Large physical address
This enables the processor to access beyond 4GB of physical memory.
64-bit virtual addressing
This enables virtual memory beyond the 4GB limit. This is important for modern desktop and server software using memory mapped file I/O or sparse addressing.
Automatic event signaling
This enables power-efficient, high-performance spinlocks.
Larger register files
Thirty-one 64-bit general-purpose registers increase performance and reduce stack use.
Efficient 64-bit immediate generation
There is less need for literal pools.
Large PC-relative addressing range
A +/-4GB addressing range for efficient data addressing within shared libraries and position-independent executables.
Additional 16KB and 64KB translation granules
This reduces Translation Lookaside Buffer (TLB) miss rates and depth of page walks.
New exception model
This reduces OS and hypervisor software complexity.
Efficient cache management
User space cache operations improve dynamic code generation efficiency.

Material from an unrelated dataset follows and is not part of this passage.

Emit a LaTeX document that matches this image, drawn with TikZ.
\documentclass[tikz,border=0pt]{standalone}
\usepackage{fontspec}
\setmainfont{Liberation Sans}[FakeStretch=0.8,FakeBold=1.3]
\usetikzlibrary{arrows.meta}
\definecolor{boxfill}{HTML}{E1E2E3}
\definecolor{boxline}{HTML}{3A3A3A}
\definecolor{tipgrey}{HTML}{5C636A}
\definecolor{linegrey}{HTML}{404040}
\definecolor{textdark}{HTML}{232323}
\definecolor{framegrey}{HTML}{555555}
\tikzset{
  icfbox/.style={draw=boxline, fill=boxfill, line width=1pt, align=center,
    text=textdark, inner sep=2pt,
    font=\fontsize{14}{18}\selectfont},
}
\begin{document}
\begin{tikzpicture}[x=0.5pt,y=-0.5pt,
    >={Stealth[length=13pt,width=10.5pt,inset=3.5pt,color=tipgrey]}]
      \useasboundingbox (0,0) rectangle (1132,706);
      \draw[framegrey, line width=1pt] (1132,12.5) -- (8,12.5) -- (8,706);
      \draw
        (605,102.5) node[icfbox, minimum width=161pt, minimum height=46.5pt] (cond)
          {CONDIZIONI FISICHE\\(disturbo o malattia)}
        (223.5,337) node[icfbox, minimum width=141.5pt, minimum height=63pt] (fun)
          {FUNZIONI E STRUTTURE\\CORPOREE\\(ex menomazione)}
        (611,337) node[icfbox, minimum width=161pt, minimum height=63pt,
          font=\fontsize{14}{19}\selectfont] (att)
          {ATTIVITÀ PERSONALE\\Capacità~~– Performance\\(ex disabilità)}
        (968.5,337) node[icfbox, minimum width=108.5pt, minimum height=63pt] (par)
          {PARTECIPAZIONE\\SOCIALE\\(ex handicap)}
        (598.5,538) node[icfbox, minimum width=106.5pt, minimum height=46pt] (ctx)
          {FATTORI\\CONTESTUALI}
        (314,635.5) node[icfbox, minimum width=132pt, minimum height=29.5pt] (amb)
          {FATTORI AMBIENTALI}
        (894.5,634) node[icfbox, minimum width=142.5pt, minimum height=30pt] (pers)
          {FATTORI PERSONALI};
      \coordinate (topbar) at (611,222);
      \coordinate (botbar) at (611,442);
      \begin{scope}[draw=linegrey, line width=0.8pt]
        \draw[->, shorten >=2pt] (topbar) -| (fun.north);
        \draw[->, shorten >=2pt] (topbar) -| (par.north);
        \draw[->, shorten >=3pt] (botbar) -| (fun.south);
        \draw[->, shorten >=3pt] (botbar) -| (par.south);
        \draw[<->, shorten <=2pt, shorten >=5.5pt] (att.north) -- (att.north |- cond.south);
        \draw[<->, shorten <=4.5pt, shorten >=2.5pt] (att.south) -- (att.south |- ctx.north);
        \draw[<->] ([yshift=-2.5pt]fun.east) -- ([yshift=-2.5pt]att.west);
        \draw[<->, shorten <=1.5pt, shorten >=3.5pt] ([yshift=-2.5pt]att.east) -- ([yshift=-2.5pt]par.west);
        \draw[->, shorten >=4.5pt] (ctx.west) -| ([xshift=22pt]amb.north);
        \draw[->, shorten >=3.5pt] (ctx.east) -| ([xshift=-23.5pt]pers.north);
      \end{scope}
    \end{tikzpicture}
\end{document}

Fast Data cache clear using a Data Cache Zero instruction.
Provides 3× to 10× better software encryption performance. This is useful for small granule decryption and encryption too small to offload to a hardware accelerator efficiently, for example https.
Load-Acquire, Store-Release instructions
Designed for C++11, C11, Java memory models. They improve performance of thread-safe code by eliminating explicit memory barrier instructions.
NEON double-precision floating-point advanced SIMD
This enables SIMD vectorization to be applied to a much wider set of algorithms, for example, scientific computing, High Performance Computing (HPC) and supercomputers.